How to Be Contrarian and Right in Poker
In early 2019, at a time when the outlook on online poker was somewhat bleak, I started playing 200nl full-time on Bovada with a combined bankroll and life roll that was, in retrospect, hair-raisingly small. I had, at best, six months of runway to make poker work out for me, and that was assuming I didn’t go on a massive downswing.
Fortunately, I not only became profitable at 200nl, but I rose up in stakes quickly and found myself playing 1knl and 2knl within six months. In my first year playing full-time, I made $150k USD, and I even took three months off at the end of the year to create the Mobius Poker Journal.
If you’re interested, you can read my Run It Once poker journal from that period here. A number of online trolls have claimed that I never post graphs, but when I was playing full time, I actually posted graphs encompassing my entire database in that blog.
In 2020, after completing the Mobius Poker Journal, I licensed this course to Poker Detox Coaching For Profits, and essentially took over all technical aspects of the coaching and strategy development there. Over the next two years, I coached the stable to over $5M in profits, and we accomplished this with a group of players that were breakeven or slightly profitable at low stakes before joining the program.
In 2022, I set out on a different challenge.

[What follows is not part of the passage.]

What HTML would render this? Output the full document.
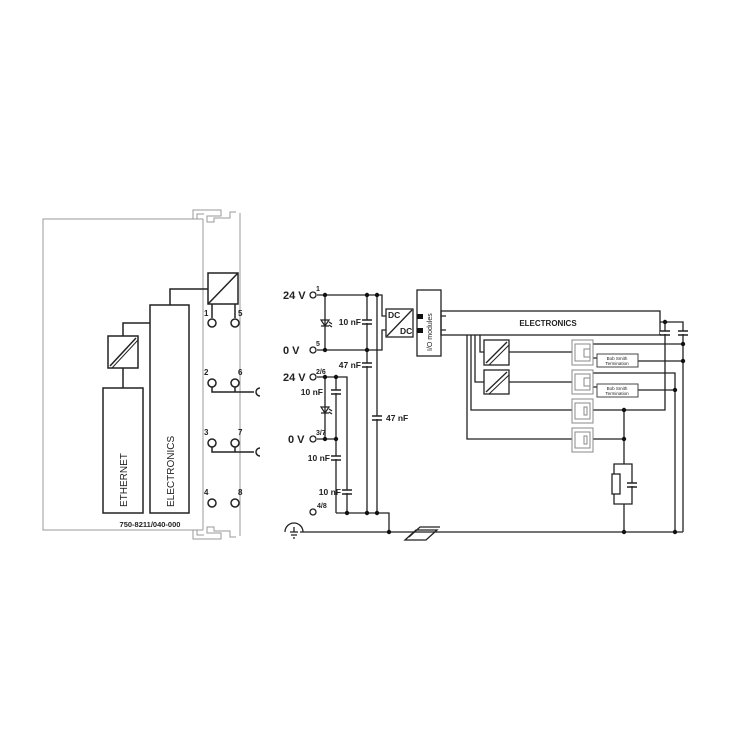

I had already proven that I could coach players from low stakes to high stakes, but now I wanted to switch my focus to coaching exclusively at high stakes and nosebleeds. I started my high stakes stable, Mobius Cash, and now coach some of the top players in the world in both cash games and MTTs including crushers like Yuri Martins Dzivielevski, Matthew Marinelli, and others.
All of this is to say that I have had a lot of success in the relatively brief six years I have been active in poker. I could attribute that success to a number of different things, but the main reason I feel I have been successful as both a coach and a player is my contrarian approach to the game.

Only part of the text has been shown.